Learning Objectives:
  • Plan a penetration test using open source tools.
  • Recall specific dark web toolkits for red teaming.
  • Demonstrate an understanding of GitHub proof-of-concept (PoC) exploits and their applicability to red teaming engagements.

The Map and the Territory: MITRE ATT&CK In Theory and Practice

Oct 18, 2021 10:00am ‐ Oct 18, 2021 11:00am

Identification: 1778681

Cybersecurity practitioners have often drawn insights and ideas from other domains, relying on their insights, adopting their maxims and terminology. Sun Tzu famously wrote, “If you know the enemy and know yourself, you need not fear the result of a hundred battles.” Carl Linneaus is credited with developing the standard taxonomy for naming organisms. Only recently, however, has our industry begun to effectively apply the synthesis of such ideas. The MITRE ATT&CK Framework, publicly released in 2015, has been growing in scope and influence, but it is not the first of its kind. How does it compare with its predecessors in improving our understanding of adversary behavior and our defenses?
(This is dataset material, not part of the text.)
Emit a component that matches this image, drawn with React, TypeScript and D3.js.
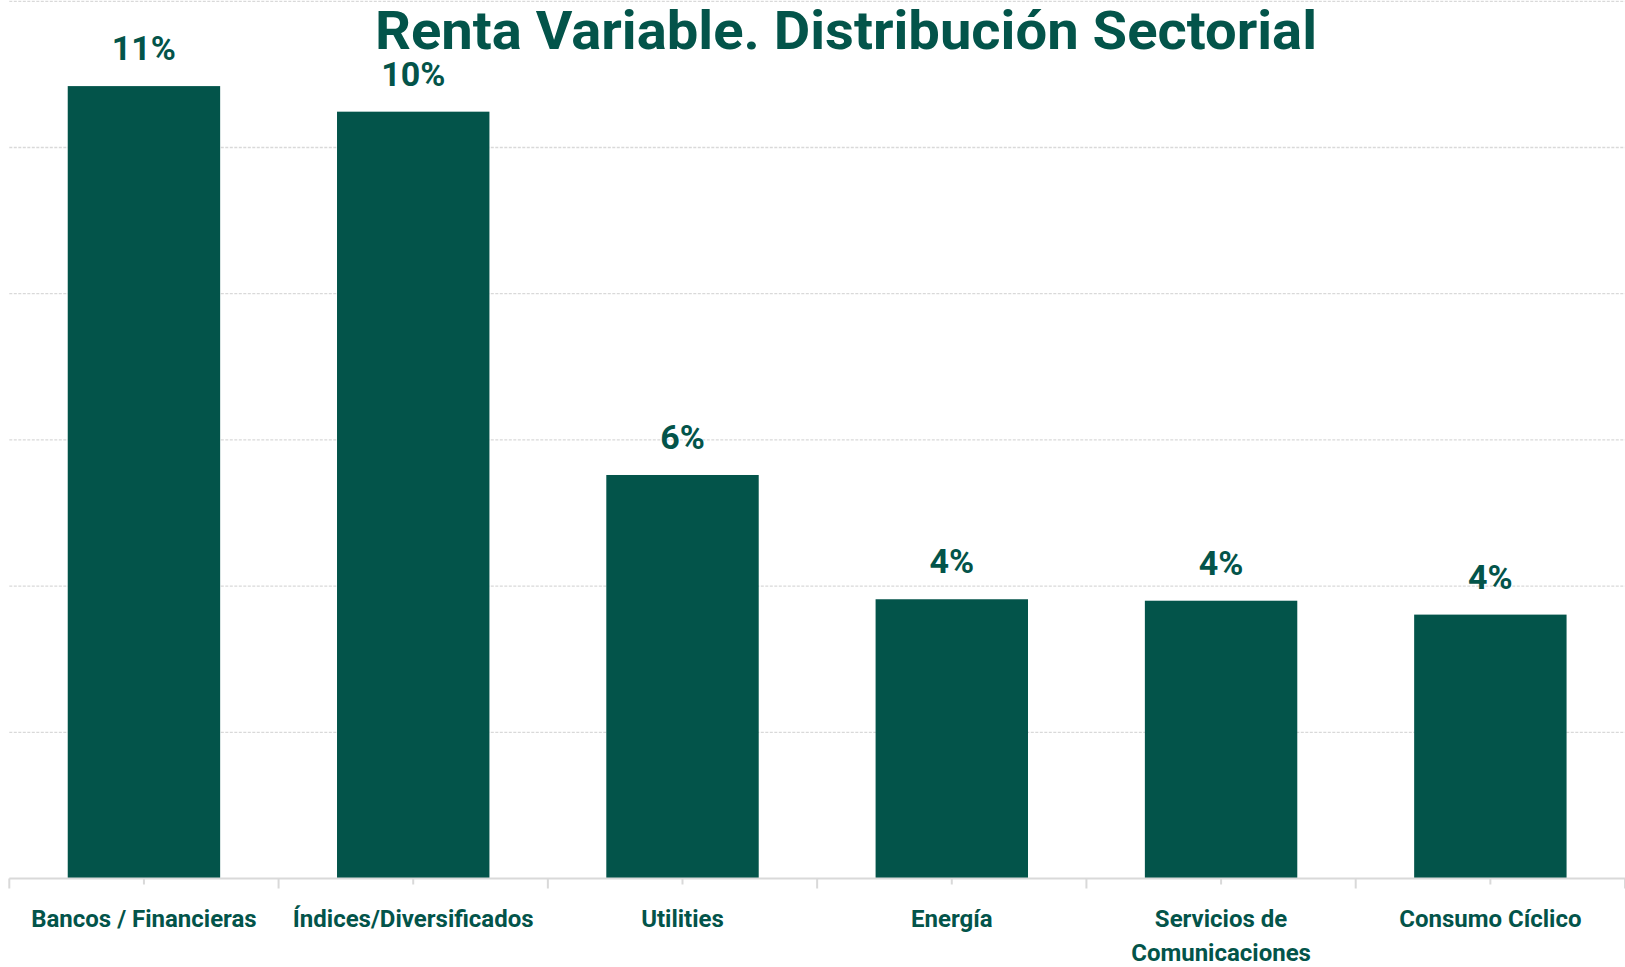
import React, { useEffect, useRef } from "react";
import { select, scaleBand, scaleLinear, range } from "d3";

// data
const categories = [
  "Bancos / Financieras",
  "Índices/Diversificados",
  "Utilities",
  "Energía",
  "Servicios de Comunicaciones",
  "Consumo Cíclico",
];
const weights = [10.84, 10.49, 5.52, 3.82, 3.8, 3.61];
const gridTicks = [2, 4, 6, 8, 10, 12];
const title = "Renta Variable. Distribución Sectorial";

const GREEN = "#03544a";
const GREY = "#d9d9d9";
const FONT = "Roboto, 'Noto Sans', sans-serif";

const W = 1625;
const H = 967;
const margin = { top: 1.3, right: 0, bottom: 88.5, left: 9.3 };

// wrap long axis labels on word boundaries
function wrap(text: any, width: number, lineHeight: number) {
  text.each(function (this: SVGTextElement) {
    const t = select(this);
    const words = t.text().split(/\s+/);
    const x = t.attr("x");
    const y = t.attr("y");
    t.text(null);
    let line: string[] = [];
    let lineNo = 0;
    let tspan = t.append("tspan").attr("x", x).attr("y", y);
    words.forEach((w) => {
      line.push(w);
      tspan.text(line.join(" "));
      if ((tspan.node() as SVGTextContentElement).getComputedTextLength() > width && line.length > 1) {
        line.pop();
        tspan.text(line.join(" "));
        line = [w];
        lineNo++;
        tspan = t.append("tspan").attr("x", x).attr("y", +y! + lineNo * lineHeight).text(w);
      }
    });
  });
}

const SectorChart = () => {
  const svgRef = useRef<SVGSVGElement>(null);

  useEffect(() => {
    const svg = select(svgRef.current);
    svg.selectAll("*").remove();

    const bottom = H - margin.bottom;

    const xScale = scaleBand<string>()
      .domain(categories)
      .range([margin.left, W - margin.right])
      .paddingInner(0.434)
      .paddingOuter(0.217);
    const yScale = scaleLinear().domain([0, 12]).range([bottom, margin.top]);

    const step = xScale.step();
    const bw = xScale.bandwidth();
    const center = (c: string) => xScale(c)! + bw / 2;

    // gridlines
    svg
      .append("g")
      .selectAll("line")
      .data(gridTicks)
      .join("line")
      .attr("x1", margin.left)
      .attr("x2", W)
      .attr("y1", (d) => yScale(d))
      .attr("y2", (d) => yScale(d))
      .attr("stroke", GREY)
      .attr("stroke-width", 1.3)
      .attr("stroke-dasharray", "3 1.5");

    // bars
    svg
      .append("g")
      .selectAll("rect")
      .data(categories)
      .join("rect")
      .attr("x", (c) => xScale(c)!)
      .attr("width", bw)
      .attr("y", (c, i) => yScale(weights[i]))
      .attr("height", (c, i) => bottom - yScale(weights[i]))
      .attr("fill", GREEN);

    // value labels
    svg
      .append("g")
      .selectAll("text")
      .data(categories)
      .join("text")
      .attr("x", (c) => center(c))
      .attr("y", (c, i) => yScale(weights[i]) - 26)
      .attr("text-anchor", "middle")
      .attr("font-family", FONT)
      .attr("font-weight", 700)
      .attr("font-size", 34)
      .attr("fill", GREEN)
      .text((c, i) => `${Math.round(weights[i])}%`);

    // x axis
    const axis = svg.append("g");
    axis
      .append("line")
      .attr("x1", margin.left)
      .attr("x2", W)
      .attr("y1", bottom)
      .attr("y2", bottom)
      .attr("stroke", GREY)
      .attr("stroke-width", 2);
    axis
      .selectAll(".edge")
      .data(range(categories.length + 1))
      .join("line")
      .attr("class", "edge")
      .attr("x1", (i) => margin.left + i * step)
      .attr("x2", (i) => margin.left + i * step)
      .attr("y1", bottom)
      .attr("y2", bottom + 10)
      .attr("stroke", GREY)
      .attr("stroke-width", 2);
    axis
      .selectAll(".mid")
      .data(categories)
      .join("line")
      .attr("class", "mid")
      .attr("x1", (c) => center(c))
      .attr("x2", (c) => center(c))
      .attr("y1", bottom)
      .attr("y2", bottom + 6)
      .attr("stroke", GREY)
      .attr("stroke-width", 2);
    axis
      .selectAll("text")
      .data(categories)
      .join("text")
      .attr("x", (c) => center(c))
      .attr("y", bottom + 48)
      .attr("text-anchor", "middle")
      .attr("font-family", FONT)
      .attr("font-weight", 700)
      .attr("font-size", 24)
      .attr("fill", GREEN)
      .text((c) => c)
      .call(wrap, 245, 34);

    // title
    svg
      .append("text")
      .attr("x", 846)
      .attr("y", 49)
      .attr("text-anchor", "middle")
      .attr("font-family", FONT)
      .attr("font-weight", 700)
      .attr("font-size", 53)
      .attr("fill", GREEN)
      .attr("textLength", 942)
      .attr("lengthAdjust", "spacingAndGlyphs")
      .text(title);
  }, []);

  return <svg ref={svgRef} width={W} height={H} style={{ display: "block" }} />;
};

export default function App() {
  return (
    <div style={{ position: "absolute", left: 0, top: 0, background: "#fff" }}>
      <SectorChart />
    </div>
  );
}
This talk describes key concepts and goals of MITRE ATT&CK to help support successful implementations.
Learning Objectives:
  • Understand the origins, design goals and components of the MITRE ATT&CK Framework.
  • Compare and contrast the MITRE ATT&CK Framework with other frameworks in order to judge appropriateness for and applicability to an organization's security programs.
  • Use the MITRE ATT&CK Framework to correlate between offensive actions and defensive capabilities and measure coverage of ATT&CK techniques.